Eine weitere lustige Begebenheit wird hier erzählerisch äußerst gelungen dargelegt: die missglückten Versuche eines Erzählers im Kaufhaus den Preis für einen Pullover herunterzuhandeln. Es wird gut deutlich, dass das Handeln in der arabischen Kultur tief verankert ist. Das Muster eines solchen Verkaufsgesprächs wird hier exemplarisch vorgeführt und auf die Schippe genommen. Toll!

 

Der Libanese (S. 121-149)

In dieser durchaus ernsthaften Erzählung, die mit einer Prise bissiger-scharfzüngiger Ironie versehen ist, geht es darum, dass der Erzähler E-Mails von einem Strafgefangenen erhält, der von seinem Mithäftling, einem Libanesen namens Hamid, berichtet. Es entwickelt sich eine richtige Gangster-Geschichte mit Mord und Totschlag. Hamid hat in einem Eifersuchtswahn drei Männer umgebracht, die seine Frau bedrängt haben.

 

Subabe (S. 151-164)

Für Tierliebhaber gibt es diese wunderbar ironische Geschichte, in der der Erzähler seine Abneigung gegenüber Haustieren erklärt. Eines Tages jedoch erhält er Besuch von einer mit Akzent sprechenden Fliege, die er fortan überall mit hinnimmt und liebevoll mit Essen und Getränken versorgt.

 

Gottes erster Kriminalfall (S. 178-192)

Eine Eigeninterpretation der Schöpfungsgeschichte, in der der Erzähler darüber sinniert, warum Gott nicht mehr die Geschicke der Menschheit leitet. Es geht also um die „Theodizee-Problematik“. Eine Erzählung, die zum Vergleich und zum Nachdenken anregt, die aber auch mit einem Augenzwinkern erzählt wird.

 

Fazit

Rafik Schami ist ein begnadeter Erzähler, der sich für mich durch seinen scharfen, oft amüsant-ironischen Blick auf zwischenmenschliche und interkulturelle Feinheiten und „Fettnäpfchen“ auszeichnet.

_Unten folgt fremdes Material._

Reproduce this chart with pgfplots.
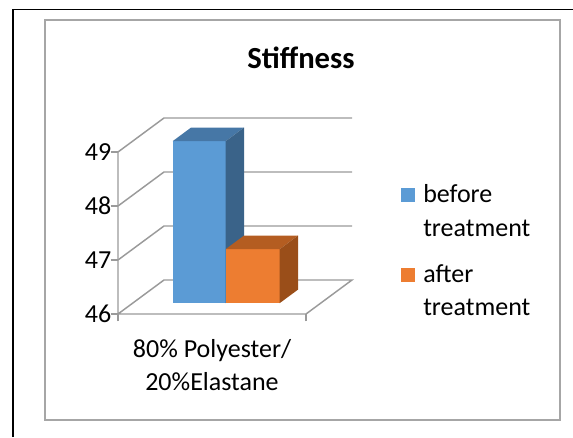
\documentclass[border=0pt]{standalone}
\usepackage{pgfplots}
\pgfplotsset{compat=1.18}
\usepackage{pgfplotstable}
\usepackage{fontspec}
\setmainfont{Carlito}

\definecolor{bluef}{HTML}{5B9BD5}
\definecolor{bluet}{HTML}{4677A6}
\definecolor{blues}{HTML}{3A6389}
\definecolor{orf}{HTML}{ED7D31}
\definecolor{ort}{HTML}{B45D21}
\definecolor{ors}{HTML}{9A4E19}
\definecolor{gridc}{HTML}{9A9A9A}
\definecolor{framec}{HTML}{A6A6A6}

% oblique projection: x + 46*d, v + 0.63*d  (d = depth, 0 front .. 1 back)
\pgfkeys{/pgfplots/table/proj/.style={/pgfplots/table/x expr=\thisrow{x}+46*\thisrow{d}, /pgfplots/table/y expr=\thisrow{v}+0.63*\thisrow{d}, /pgfplots/table/row sep=\\}}
\newcommand{\bodyfont}{\fontsize{19.5}{25}\selectfont}

\begin{document}
\begin{tikzpicture}
% page frame in pixel coordinates of the reference (573 x 437)
\begin{scope}[x=0.75pt, y=-0.75pt, shift={(-88.5pt,235.5pt)}]
\draw[black, line width=1.2pt] (13,437) -- (13,9.5) -- (573,9.5);
\draw[framec, line width=1.1pt] (45,20) rectangle (560,420);
\node[anchor=base, font=\fontsize{23}{28}\selectfont\bfseries] at (301,68) {Stiffness};
\end{scope}

\begin{axis}[
  at={(0,0)}, anchor=south west,
  x=0.75pt, y=40.5pt,
  xmin=0, xmax=234, ymin=46, ymax=49.63,
  axis line style={draw=none},
  clip=false,
  ytick={46,47,48,49},
  ytick pos=left, xtick pos=bottom,
  tick align=outside,
  major tick length=5.5pt,
  tick style={gridc, line width=1.1pt},
  xtick={0,188}, xticklabels={,},
  extra x ticks={94},
  extra x tick labels={80\% Polyester/\\20\%Elastane},
  extra x tick style={major tick length=0pt},
  xticklabel style={align=center, font=\bodyfont, yshift=-15.5pt},
  yticklabel style={font=\bodyfont, xshift=4pt},
  /pgf/number format/assume math mode=true,
  legend image code/.code={\fill[#1] (0pt,7pt) rectangle (10.5pt,17.5pt);},
  legend style={at={(axis cs:283,48.45)}, anchor=north west, draw=none, fill=none,
    inner sep=0pt, row sep=16pt, column sep=4pt, font=\bodyfont,
    cells={align=left, inner sep=0pt}},
]
% walls and floor
\addplot[gridc, line width=1.1pt, forget plot] table[proj] {x v d\\ 0 49 0\\ 0 49 1\\ 188 49 1\\};
\addplot[gridc, line width=1.1pt, forget plot] table[proj] {x v d\\ 0 48 0\\ 0 48 1\\ 188 48 1\\};
\addplot[gridc, line width=1.1pt, forget plot] table[proj] {x v d\\ 0 47 0\\ 0 47 1\\ 188 47 1\\};
\addplot[gridc, line width=1.1pt, forget plot] table[proj] {x v d\\ 0 49 0\\ 0 46 0\\ 0 46 1\\ 188 46 1\\ 188 46 0\\ 0 46 0\\};

% before treatment = 49
\addplot[fill=bluef, draw=none] table[proj] {x v d\\ 40 46 0.32\\ 93 46 0.32\\ 93 49 0.32\\ 40 49 0.32\\};
\addlegendentry{before\\treatment}
\addplot[fill=bluet, draw=none, forget plot] table[proj] {x v d\\ 40 49 0.32\\ 93 49 0.32\\ 93 49 0.72\\ 40 49 0.72\\};
\addplot[fill=blues, draw=none, forget plot] table[proj] {x v d\\ 93 46 0.32\\ 93 49 0.32\\ 93 49 0.72\\ 93 46 0.72\\};

% after treatment = 47
\addplot[fill=orf, draw=none] table[proj] {x v d\\ 93 46 0.32\\ 147 46 0.32\\ 147 47 0.32\\ 93 47 0.32\\};
\addlegendentry{after\\treatment}
\addplot[fill=ort, draw=none, forget plot] table[proj] {x v d\\ 93 47 0.32\\ 147 47 0.32\\ 147 47 0.72\\ 93 47 0.72\\};
\addplot[fill=ors, draw=none, forget plot] table[proj] {x v d\\ 147 46 0.32\\ 147 47 0.32\\ 147 47 0.72\\ 147 46 0.72\\};
\end{axis}

\pgfresetboundingbox
\path[use as bounding box] (-88.5pt,235.5pt) rectangle (341.25pt,-92.25pt);
\end{tikzpicture}
\end{document}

Besonders gefallen haben mir die Erzählungen zum Thema „Begegnung mit Fremdem“ (S. 29-91), die oft sehr amüsant daherkommen. Besonders schmunzeln musste ich immer dann, wenn auf herrlich absurde Erklärungen zurückgegriffen wird, um Sachverhalte zu erläutern (z.B. „Bei so einem Ausmaß von Rassismus darf man nicht mehr aufklären, denn es fehlt den Leuten offenbar die Großhirnrinde, ohne die keine Aufklärung möglich ist“, S. 80). Ich vergebe 5 Sterne, weil ich gut unterhalten wurde und auch wieder etwas dazugelernt habe.